Trying to reverse engineer a function

I'm trying to understand assembly in x86 more. I have a mystery function here that I know returns an int and takes an int argument. So it looks like int mystery(int n){}. I can't figure out the function in C however. The assembly is:

mov  %edi, %eax
lea  0x0(,%rdi, 8), %edi
sub  %eax, %edi
add  $0x4, %edi
callq < mystery _util >
repz retq

< mystery _util >
mov  %edi, %eax
shr  %eax
and  $0x1, %edi
and  %edi, %eax
retq

I don't understand what the lea does here and what kind of function it could be.

Solution

The assembly code appeared to be computer generated, and something that was probably compiled by GCC since there is a repz retq after an unconditional branch (call). There is also an indication that because there isn't a tail call (jmp) instead of a call when going to mystery_util that the code was compiled with -O1 (higher optimization levels would likely inline the function which didn't happen here). The lack of frame pointers and extra load/stores indicated that it isn't compiled with -O0

Multiplying x by 7 is the same as multiplying x by 8 and subtracting x. That is what the following code is doing:

lea  0x0(,%rdi, 8), %edi
sub  %eax, %edi

LEA can compute addresses but it can be used for simple arithmetic as well. The syntax for a memory operand is displacement(base, index, scale). Scale can be 1, 2, 4, 8. The computation is displacement + base + index * scale. In your case lea 0x0(,%rdi, 8), %edi is effectively EDI = 0x0 + RDI * 8 or EDI = RDI * 8. The full calculation is n * 7 - 4;

The calculation for mystery_util appears to simply be

n &= (n>>1) & 1;

If I take all these factors together we have a function mystery that passes n * 7 - 4 to a function called mystery_util that returns n &= (n>>1) & 1.
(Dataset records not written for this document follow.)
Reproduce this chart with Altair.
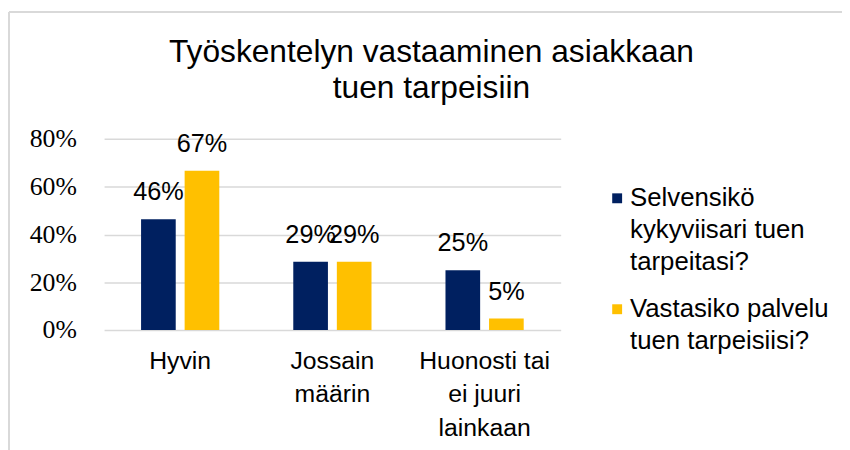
import json
import altair as alt
import pandas as pd

# ---- data ----
categories = ["Hyvin", "Jossain määrin", "Huonosti tai ei juuri lainkaan"]
category_lines = [["Hyvin"], ["Jossain", "määrin"], ["Huonosti tai", "ei juuri", "lainkaan"]]
series = ["Selvensikö kykyviisari tuen tarpeitasi?", "Vastasiko palvelu tuen tarpeisiisi?"]
series_lines = [["Selvensikö", "kykyviisari tuen", "tarpeitasi?"], ["Vastasiko palvelu", "tuen tarpeisiisi?"]]
values_s1 = [0.464, 0.286, 0.25]
values_s2 = [0.667, 0.286, 0.048]
colors = ["#002060", "#FFC000"]
y_ticks = [0, 0.2, 0.4, 0.6, 0.8]
title_lines = ["Työskentelyn vastaaminen asiakkaan", "tuen tarpeisiin"]

rows = []
for s, vals in zip(series, [values_s1, values_s2]):
    for c, v in zip(categories, vals):
        rows.append({"category": c, "series": s, "value": v})
df = pd.DataFrame(rows)


def map_expr(keys, lines):
    expr = "datum.label"
    for k, l in zip(keys, lines):
        expr = f"datum.label == {json.dumps(k)} ? {json.dumps(l)} : (" + expr + ")"
    return expr


W, H = 461, 193
PAD_L, PAD_T = 97, 130

x = alt.X("category:N", sort=categories, title=None,
          scale=alt.Scale(paddingInner=0, paddingOuter=0),
          axis=alt.Axis(labelExpr=map_expr(categories, category_lines), labelAngle=0,
                        labelFont="Liberation Sans", labelFontSize=25, labelColor="#000000",
                        labelBaseline="top", labelPadding=19, labelLineHeight=33.5,
                        ticks=False, domain=False, grid=False, labelLimit=300))
xo = alt.XOffset("series:N", sort=series,
                 scale=alt.Scale(paddingInner=0.2045, paddingOuter=0.849))

base = alt.Chart(df)

bars = base.mark_bar().encode(
    x=x, xOffset=xo,
    y=alt.Y("value:Q", title=None,
            scale=alt.Scale(domain=[0, 0.8], nice=False),
            axis=alt.Axis(values=y_ticks, format=".0%", labelFont="Liberation Serif",
                          labelFontSize=26, labelColor="#000000", labelPadding=28,
                          ticks=False, domain=False, gridColor="#d9d9d9", gridWidth=1.5)),
    color=alt.Color("series:N", sort=series, title=None,
                    scale=alt.Scale(domain=series, range=colors),
                    legend=alt.Legend(orient="none", legendX=505, legendY=47,
                                      symbolType="square", symbolSize=100, symbolStrokeWidth=0,
                                      labelFont="Liberation Sans", labelFontSize=26,
                                      labelColor="#000000", labelLimit=400, labelOffset=0,
                                      rowPadding=22,
                                      labelExpr=map_expr(series, series_lines))),
)

labels = base.mark_text(font="Liberation Sans", fontSize=25.5, color="#000000",
                        baseline="middle", dy=-27).encode(
    x=alt.X("category:N", sort=categories), xOffset=xo,
    y="value:Q",
    text=alt.Text("value:Q", format=".0%"),
)

frame_left = alt.Chart(pd.DataFrame({"k": [0]})).mark_rule(color="#d9d9d9", strokeWidth=2, clip=False).encode(
    x=alt.value(-96), y=alt.value(-128), y2=alt.value(320))
frame_top = alt.Chart(pd.DataFrame({"k": [0]})).mark_rule(color="#d9d9d9", strokeWidth=2, clip=False).encode(
    x=alt.value(-96), x2=alt.value(760), y=alt.value(-128))

chart = alt.layer(frame_left, frame_top, bars, labels).properties(
    width=W, height=H,
    padding={"left": PAD_L, "top": PAD_T, "right": 842 - PAD_L - W, "bottom": 442 - PAD_T - H},
    autosize=alt.AutoSizeParams(type="none"),
    title=alt.TitleParams(title_lines, anchor="middle", dx=100, dy=127, offset=32,
                          font="Liberation Sans", fontSize=32, fontWeight="normal",
                          color="#000000", lineHeight=37),
).configure(view=alt.ViewConfig(stroke=None), style={"guide-label": {"lineHeight": 32}})

chart.save("out.html", embed_options={"renderer": "svg", "actions": False})
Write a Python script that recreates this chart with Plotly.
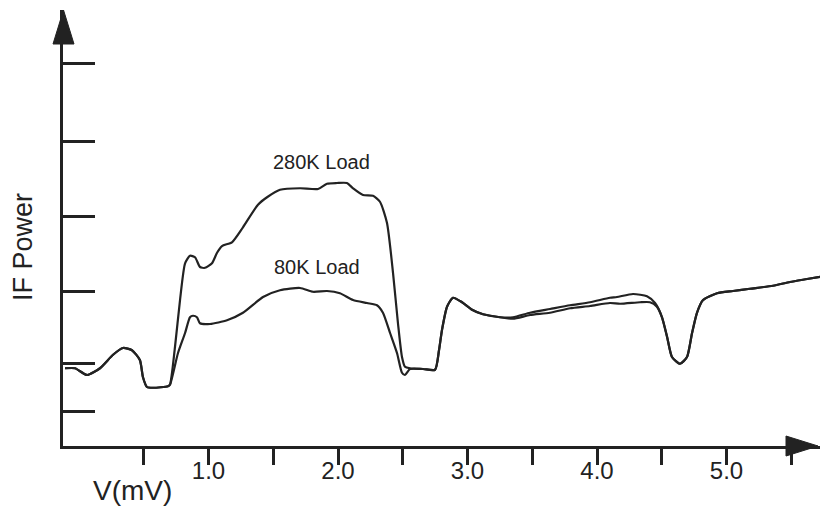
import plotly.graph_objects as go

# ---- data (V in mV, IF power in arbitrary units) ----
v_280 = [-0.108, -0.031, 0.062, 0.162, 0.263, 0.340, 0.409, 0.470, 0.494, 0.525, 0.571, 0.687, 0.702,
         0.741, 0.780, 0.819, 0.857, 0.896, 0.934, 0.973, 1.027, 1.066, 1.104, 1.181, 1.266, 1.382,
         1.452, 1.552, 1.707, 1.846, 1.915, 1.992, 2.069, 2.116, 2.193, 2.270, 2.324, 2.378, 2.425,
         2.463, 2.494, 2.517, 2.556, 2.656, 2.749, 2.780, 2.803, 2.842, 2.888, 2.958, 3.035, 3.120,
         3.251, 3.351, 3.483, 3.637, 3.792, 3.946, 4.100, 4.154, 4.278, 4.386, 4.448, 4.502, 4.541,
         4.579, 4.641, 4.695, 4.734, 4.772, 4.819, 4.927, 5.050, 5.181, 5.359, 5.490, 5.622, 5.722]
p_280 = [0.97, 0.97, 0.88, 0.97, 1.15, 1.24, 1.21, 1.08, 0.85, 0.72, 0.71, 0.73, 0.75,
         1.25, 1.88, 2.37, 2.47, 2.45, 2.32, 2.31, 2.37, 2.51, 2.60, 2.65, 2.85, 3.15,
         3.25, 3.35, 3.37, 3.36, 3.43, 3.44, 3.44, 3.37, 3.28, 3.27, 3.19, 2.91, 2.24,
         1.57, 1.12, 0.99, 0.97, 0.96, 0.95, 1.21, 1.48, 1.79, 1.91, 1.85, 1.75, 1.69,
         1.65, 1.65, 1.71, 1.76, 1.81, 1.85, 1.91, 1.92, 1.96, 1.93, 1.84, 1.65, 1.39,
         1.12, 1.03, 1.12, 1.44, 1.71, 1.88, 1.97, 2.00, 2.03, 2.07, 2.12, 2.16, 2.19]

v_80 = [-0.108, -0.031, 0.062, 0.162, 0.263, 0.340, 0.409, 0.470, 0.494, 0.525, 0.571, 0.687, 0.702,
        0.764, 0.819, 0.857, 0.880, 0.911, 0.934, 1.012, 1.143, 1.266, 1.421, 1.552, 1.707, 1.807,
        1.915, 2.015, 2.116, 2.224, 2.301, 2.347, 2.402, 2.456, 2.494, 2.517, 2.556, 2.656, 2.749,
        2.780, 2.803, 2.842, 2.888, 2.958, 3.035, 3.120, 3.251, 3.351, 3.483, 3.637, 3.792, 3.946,
        4.100, 4.178, 4.332, 4.409, 4.463, 4.502, 4.541, 4.579, 4.641, 4.695, 4.734, 4.772, 4.819,
        4.927, 5.050, 5.181, 5.359, 5.490, 5.622, 5.722]
p_80 = [0.97, 0.97, 0.88, 0.97, 1.15, 1.24, 1.21, 1.08, 0.85, 0.72, 0.71, 0.73, 0.75,
        1.17, 1.44, 1.65, 1.67, 1.65, 1.57, 1.56, 1.61, 1.71, 1.92, 2.01, 2.04, 1.99,
        2.00, 1.97, 1.88, 1.84, 1.81, 1.71, 1.44, 1.17, 0.91, 0.88, 0.96, 0.96, 0.95,
        1.21, 1.48, 1.79, 1.91, 1.85, 1.75, 1.69, 1.65, 1.63, 1.68, 1.71, 1.77, 1.80,
        1.84, 1.83, 1.85, 1.85, 1.79, 1.65, 1.39, 1.12, 1.03, 1.12, 1.44, 1.71, 1.88,
        1.97, 2.00, 2.03, 2.07, 2.12, 2.16, 2.19]

x_tickvals = [0.5, 1.0, 1.5, 2.0, 2.5, 3.0, 3.5, 4.0, 4.5, 5.0, 5.5]
x_ticktext = ["", "1.0", "", "2.0", "", "3.0", "", "4.0", "", "5.0", ""]
y_tickvals = [0.40, 1.04, 2.0, 3.0, 4.0, 5.04]

labels = ["280K Load", "80K Load"]
label_x = [1.87, 1.84]
label_y = [3.72, 2.32]

# ---- layout geometry (pixels) ----
W, H = 820, 508
L, R, T, B = 63, 0, 10, 62
INK = "#222222"
FONT = "Liberation Sans, Arial, Helvetica, sans-serif"

def px(xp):
    return (xp - L) / (W - L - R)

def py(yp):
    return (H - B - yp) / (H - T - B)

fig = go.Figure()
for v, p in [(v_280, p_280), (v_80, p_80)]:
    fig.add_trace(go.Scatter(x=v, y=p, mode="lines",
                             line=dict(color=INK, width=2.2, shape="spline", smoothing=0.6),
                             showlegend=False, hoverinfo="skip"))

for t, lx, ly in zip(labels, label_x, label_y):
    fig.add_annotation(x=lx, y=ly, text=t, showarrow=False, xref="x", yref="y",
                       xanchor="center", yanchor="middle",
                       font=dict(family=FONT, size=20, color=INK))

fig.add_annotation(x=px(23), y=py(247), xref="paper", yref="paper", text="IF Power",
                   textangle=-90, showarrow=False, xanchor="center", yanchor="middle",
                   font=dict(family=FONT, size=27, color=INK))
fig.add_annotation(x=px(132), y=py(490), xref="paper", yref="paper", text="V(mV)",
                   showarrow=False, xanchor="center", yanchor="middle",
                   font=dict(family=FONT, size=28, color=INK))

# arrowheads
fig.add_shape(type="path", xref="paper", yref="paper",
              path=f"M {px(786)} {py(436)} L {px(818)} {py(446)} L {px(786)} {py(456)} Z",
              fillcolor=INK, line=dict(color=INK, width=1))
fig.add_shape(type="path", xref="paper", yref="paper",
              path=f"M {px(53)} {py(44)} L {px(63.5)} {py(10)} L {px(74)} {py(44)} Z",
              fillcolor=INK, line=dict(color=INK, width=1))

fig.update_layout(
    width=W, height=H,
    margin=dict(l=L, r=R, t=T, b=B, pad=0),
    paper_bgcolor="white", plot_bgcolor="white",
    xaxis=dict(range=[-0.1236, 5.722], showgrid=False, zeroline=False,
               showline=True, linecolor=INK, linewidth=3,
               tickmode="array", tickvals=x_tickvals, ticktext=x_ticktext,
               ticks="outside", ticklen=16, tickwidth=3, tickcolor=INK,
               tickfont=dict(family=FONT, size=24, color=INK), ticklabelstandoff=-15),
    yaxis=dict(range=[-0.0667, 5.747], showgrid=False, zeroline=False,
               showline=True, linecolor=INK, linewidth=3,
               tickmode="array", tickvals=y_tickvals, showticklabels=False,
               ticks="inside", ticklen=32, tickwidth=3, tickcolor=INK),
)

fig.write_html("out.html", config={"displayModeBar": False, "staticPlot": True},
               post_script="document.body.style.margin='0px';document.body.style.overflow='hidden';")
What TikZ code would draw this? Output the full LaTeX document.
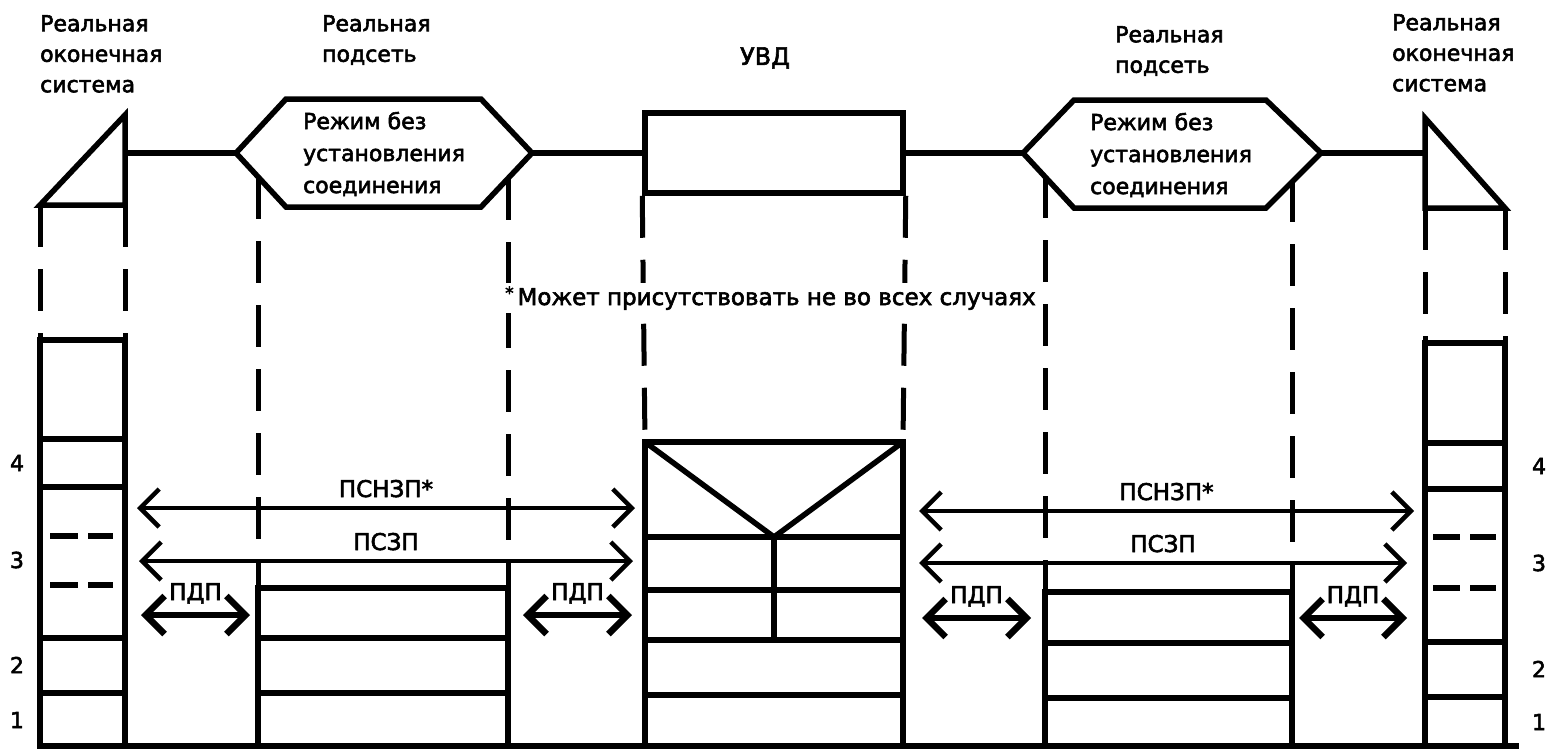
\documentclass[tikz,border=0pt]{standalone}
\usepackage{fontspec}
\setmainfont{DejaVu Sans}[FakeBold=2.5]
\usetikzlibrary{arrows.meta, positioning, calc}
\tikzstyle{frame} = [line width=5.5pt, line join=miter]
\tikzstyle{dashedline} = [line width=5pt, dash pattern=on 42pt off 22pt]
\tikzstyle{proto} = [line width=4.5pt, {Straight Barb[length=19pt,width=38pt]}-{Straight Barb[length=19pt,width=38pt]}]

\begin{document}
\begin{tikzpicture}[x=1pt, y=-1pt,
  every node/.style={inner sep=0pt, font=\fontsize{22}{30.5}\selectfont},
  title/.style={anchor=north west, align=left},
  hextext/.style={align=left, font=\fontsize{22}{32}\selectfont},
  lbl/.style={anchor=base, yshift=11pt, font=\fontsize{23}{23}\selectfont},
  num/.style={font=\fontsize{22}{22}\selectfont},
  unit/.style={draw, line width=5.5pt, minimum width=258pt, minimum height=80pt},
  shortproto/.style={line width=6.5pt, {Straight Barb[length=19pt,width=38pt]}-{Straight Barb[length=19pt,width=38pt]}}
]
\useasboundingbox (0,0) rectangle (1557,750);

% Titles
\node[title] (esLtitle) at (40,15) {Реальная\\оконечная\\система};
\node[title] (snLtitle) at (322,15) {Реальная\\подсеть};
\node[font=\fontsize{24}{24}\selectfont] (uvdtitle) at (765,58) {УВД};
\node[title] (snRtitle) at (1115,26) {Реальная\\подсеть};
\node[title] (esRtitle) at (1392,14) {Реальная\\оконечная\\система};

% Upper row
\draw[frame] (125,115) -- (125,205) coordinate (esL-se) -- (40,205) coordinate (esL-sw) -- cycle;
\coordinate (esL-e) at (125,153);
\draw[frame] (236,153) coordinate (hexL-w) -- (286,99) -- (481,99) -- (532,153) coordinate (hexL-e)
  -- (481,207) -- (286,207) -- cycle;
\node[hextext] (hexL) at (384,154) {Режим без\\установления\\соединения};
\node[unit] (uvd) at (774,153) {};
\draw[frame] (1023,153) coordinate (hexR-w) -- (1074,100) -- (1266,100) -- (1321,153) coordinate (hexR-e)
  -- (1266,208) -- (1074,208) -- cycle;
\node[hextext] (hexR) at (1171,155) {Режим без\\установления\\соединения};
\draw[frame] (1425,118) -- (1505,208) coordinate (esR-se) -- (1425,208) coordinate (esR-sw) -- cycle;
\coordinate (esR-w) at (1425,153);

\draw[frame] (esL-e) -- (hexL-w);
\draw[frame] (hexL-e) -- (uvd.west);
\draw[frame] (uvd.east) -- (hexR-w);
\draw[frame] (hexR-e) -- (esR-w);

% Dashed links down to the stacks
\draw[dashedline] (esL-sw) -- (40,340);
\draw[dashedline] (esL-se) -- (125,340);
\draw[dashedline] (258,177) -- (258,588);
\draw[dashedline] (508,178) -- (508,588);
\draw[dashedline] (uvd.south west) -- (645,442);
\draw[dashedline] (uvd.south east) -- (903,442);
\draw[dashedline] (1045,176) -- (1045,592);
\draw[dashedline] (1292,180) -- (1292,592);
\draw[dashedline] (esR-sw) -- (1425,343);
\draw[dashedline] (esR-se) -- (1505,343);

\node[anchor=base west, fill=white, inner sep=3pt, font=\fontsize{23}{23}\selectfont] (note) at (502,305)
  {{\fontsize{17}{17}\selectfont\raisebox{6pt}{*}}\,Может присутствовать не во всех случаях};

% Stacks
\draw[frame] (40,746) -- (40,340) -- (125,340) -- (125,746);
\foreach \y in {439,487,638,693} \draw[frame] (40,\y) -- (125,\y);
\foreach \y in {536,585} {
  \draw[frame] (50,\y) -- (78,\y);
  \draw[frame] (88,\y) -- (113,\y);
}
\draw[frame] (258,746) -- (258,588) -- (508,588) -- (508,746);
\foreach \y in {638,693} \draw[frame] (258,\y) -- (508,\y);
\draw[frame] (645,746) -- (645,442) -- (903,442) -- (903,746);
\foreach \y in {537,590,640,695} \draw[frame] (645,\y) -- (903,\y);
\draw[frame] (645,442) -- (774,537) -- (903,442);
\draw[frame] (774,537) -- (774,640);
\draw[frame] (1045,746) -- (1045,592) -- (1292,592) -- (1292,746);
\foreach \y in {643,698} \draw[frame] (1045,\y) -- (1292,\y);
\draw[frame] (1425,746) -- (1425,343) -- (1505,343) -- (1505,746);
\foreach \y in {443,489,642,697} \draw[frame] (1425,\y) -- (1505,\y);
\foreach \y in {537,588} {
  \draw[frame] (1433,\y) -- (1460,\y);
  \draw[frame] (1470,\y) -- (1496,\y);
}
\draw[line width=6pt] (37,746) -- (1519,746);

% Layer numbers
\node[num] (l4) at (17,463) {4};
\node[num] (l3) at (17,560) {3};
\node[num] (l2) at (17,665) {2};
\node[num] (l1) at (17,720) {1};
\node[num] (r4) at (1539,466) {4};
\node[num] (r3) at (1539,563) {3};
\node[num] (r2) at (1539,669) {2};
\node[num] (r1) at (1539,722) {1};

% Protocol arrows, left half
\coordinate (a1) at (137,508); \coordinate (b1) at (635,508);
\coordinate (a2) at (139,561); \coordinate (b2) at (633,561);
\coordinate (a3) at (141,615); \coordinate (b3) at (250,615);
\coordinate (a4) at (523,615); \coordinate (b4) at (632,615);
\draw[proto] (a1) -- node[lbl] {ПСНЗП*} (b1);
\draw[proto] (a2) -- node[lbl] {ПСЗП} (b2);
\draw[shortproto] (a3) -- node[lbl, yshift=4pt] {ПДП} (b3);
\draw[shortproto] (a4) -- node[lbl, yshift=4pt] {ПДП} (b4);

% Protocol arrows, right half
\coordinate (c1) at (919,511); \coordinate (d1) at (1414,511);
\coordinate (c2) at (919,563); \coordinate (d2) at (1407,563);
\coordinate (c3) at (922,618); \coordinate (d3) at (1031,618);
\coordinate (c4) at (1299,618); \coordinate (d4) at (1407,618);
\draw[proto] (c1) -- node[lbl] {ПСНЗП*} (d1);
\draw[proto] (c2) -- node[lbl] {ПСЗП} (d2);
\draw[shortproto] (c3) -- node[lbl, yshift=4pt] {ПДП} (d3);
\draw[shortproto] (c4) -- node[lbl, yshift=4pt] {ПДП} (d4);

\end{tikzpicture}
\end{document}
Since mystery_util returns a single bit value (0 or 1) it is reasonable that bool is the return type.

I was curious if I could get a particular version of GCC with optimization level 1 (-O1) to reproduce this assembly code. I discovered that GCC 4.9.x will yield this exact assembly code for this given C program:

#include<stdbool.h>

bool mystery_util(unsigned int n)
{
    n &= (n>>1) & 1;
    return n;
}

bool mystery(unsigned int n)
{
    return mystery_util (7*n+4);
}

The assembly output is:

mystery_util:
        movl    %edi, %eax
        shrl    %eax
        andl    $1, %edi
        andl    %edi, %eax
        ret
mystery:
        movl    %edi, %eax
        leal    0(,%rdi,8), %edi
        subl    %eax, %edi
        addl    $4, %edi
        call    mystery_util
        rep ret

You can play with this code on godbolt.

Important Update - Version without bool

I apparently erred in interpreting the question. I assumed the person asking this question determined by themselves that the prototype for mystery was int mystery(int n). I thought I could change that. According to a related question asked on Stackoverflow a day later, it seems int mystery(int n) is given to you as the prototype as part of the assignment. This is important because it means that a modification has to be made.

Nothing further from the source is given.